F-ratios and R-squared values added to output of ProcD.lm()

3D Visualizations now include "surface" option to view shape deformation as warped mesh3d surfaces in the following: plotRefToTarget(), plotTangentSpace(), plotAllometry(), and bilat.symmetry(). 

New I/O functions: warpRefMesh() to create a mesh3d surface that represents the mean shape, findMeanSpec() to assist in choosing a template ply file for use with warpRefMesh() that identifies specimen closest to the mean shape, and defline.modules() to interactively assign landmarks to modular partitions (currently 2D only)

Generalized data input to allow 3D array or 2D matrix of data added to the following analysis functions: compare.evol.rates(), phylo.pls(), morphol.integr(), two.b.pls(), physignal(), and plotGMPhyloMorphoSpace()

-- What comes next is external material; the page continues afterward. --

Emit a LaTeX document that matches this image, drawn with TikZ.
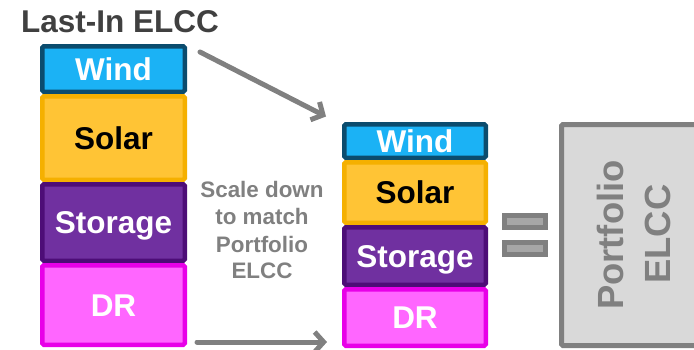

Ability to input univariate data added to compare.evol.rates() and physignal()

Verbose output = T/F added to the following functions: bilat.symmetry(), phylo.pls(), two.b.pls(), morphol.integr(), plotAllometry(), plotTangentSpace(), physignal(). This new option allows the user to decide what information should be returned. Verbose=F, the default, returns the basic output, usually the test statistic and P-value.Verbose=T, returns new datasets, shape scores and more. 

As always, all the changes and additions for this version can be found in the geomorph news file.